The maneuver, which will make it costlier to borrow everything, from a line of credit to a mortgage on a home, will also further strain Americans' pocketbooks and likely weaken the economy. But it is considered the only way to potentially stave off the even harsher economic consequences of a wider recession.
Economists predict the first rate hike will hit Wednesday, following a rate-setting meeting where the central bank is expected to announce that it's raising its benchmark short-term interest rate by a half-percent — the sharpest rate hike since 2000.
But according to the AP, the rate hikes won’t stop there. Rather, they will continue at a “drastic” pace over the next several months.
“The Fed will likely carry out another half-point rate hike at its next meeting in June and possibly at the next one after that, in July,” the news agency said, adding, “Economists foresee still further rate hikes in the months to follow.”
The news is the latest development in an ill-fated inflation saga that began in the early days of Joe Biden’s presidency.
For months, the president and his Federal Reserve officials assuaged fears over soaring inflation by claiming the crisis was only “transitory” and failing to take steps to reverse the trend. But the crisis persisted. In March, the consumer price index rose at its fastest pace in 40 years, and there is no end in sight, as demand continues to outstrip supply.

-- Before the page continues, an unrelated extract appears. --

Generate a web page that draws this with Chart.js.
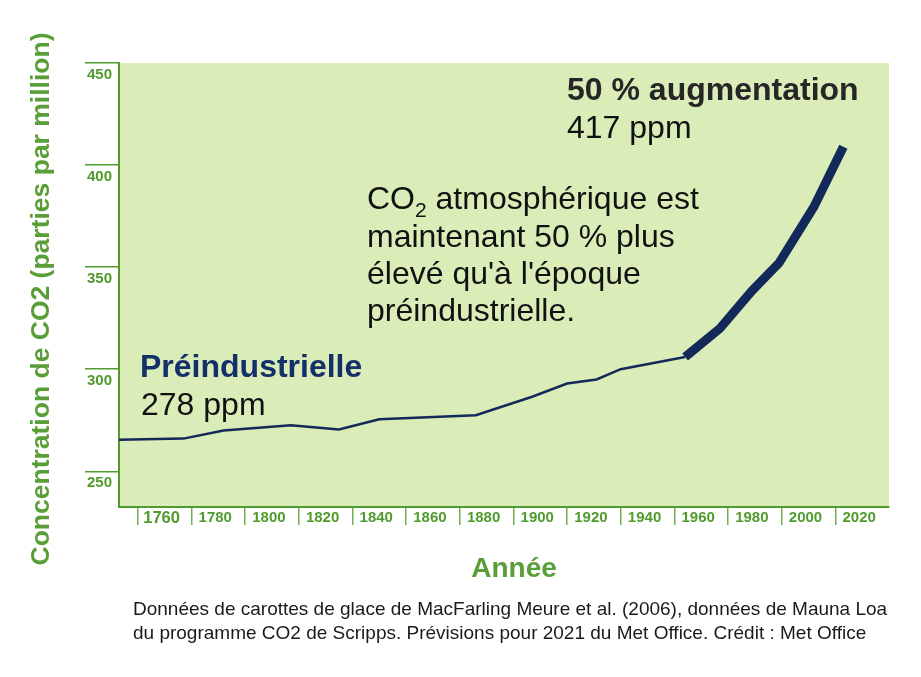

"This was not transitory, this was a real, serious case of inflation," Home Depot founder Ken Langone charged in an interview with Fox Business in April. "We lost a whole year on addressing the issue. Only because, frankly, we have leadership today in America that isn't willing to admit when they're wrong. They made a terrible blunder here, and now the price has got to be paid."
That price, Langone noted, would be jacked-up interest rates at the same levels as inflation or higher — meaning above 8.5% — as the only potential way to achieve a “soft landing.”
It seems the Fed now agrees with Langone’s assessment. Though even with an interest rate hike plan, many fear a recession is still unavoidable.
“A recession at this stage is almost inevitable,” former Fed vice chair Roger Ferguson told CNBC on Monday. “It’s a witch’s brew, and the probability of a recession I think is unfortunately very, very high because their tool is crude and all they can control is aggregate demand.”
Ferguson is only the latest to sign on to that line of thinking.